Paul Butlin isn’t sure what he would have done if disability pensioner Wes Walker hadn’t stepped up and taken charge at the Gatton pads during last week’s flooding on the Warrego Highway.
The popular hook-up was one of the few places for truckies to take refuge from the latest weather episode to beset the area, and Butlin reckons many have Walker to thank for more than doubling the site’s capicity to over 100.
“We would have been buggered if it wasn’t for Wes,” said Butlin, who called Big Rigs to give Walker a pat on the back.
“He’s a legend. God knows what would have happenned if he wasn’t there. People would have been parking anywhere and everywhere, and you wouldn’t have got the amount of people in there that he got in there, no where near it.”
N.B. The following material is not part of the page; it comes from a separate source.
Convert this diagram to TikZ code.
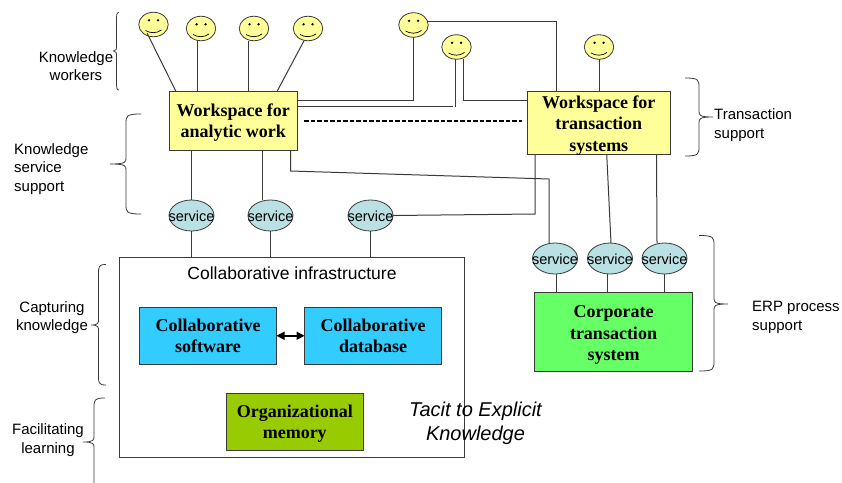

To top it off, the McCormack Freightlines truckie said the selfless Walker returned early the next morning, after just a few hours kip, with free coffees for the drivers.
“He stayed all day and even gave us a hand with changing a tyre on one of our other trucks.”
Walker, who keeps a close eye on the comings and goings at the site, knew he had to step up when he heard that the Department of Transport and Main Roads had closed the highway.
“I knew I had go back there and take control of the situation, otherwise you’d have guys park anywhere and you wouldn’t get many in there.
“You’ve just got to know how to rack, stack and pack ’em.”
Ironically, Walker finally got to see authorities bring in much-needed toilets at the pads during the weather emergency.
His long-running campaign for permanent amenities there made national news when A Current Affair picked up on the story in July last year.
But there were only four portaloos dropped off, two at each end of the pads, that few drivers could locate, said a frustrated Walker.
“Why didn’t they ring me and say ‘We’ve got toilets coming, where do you want us to put them?’ By the time I go there, they were hidden.”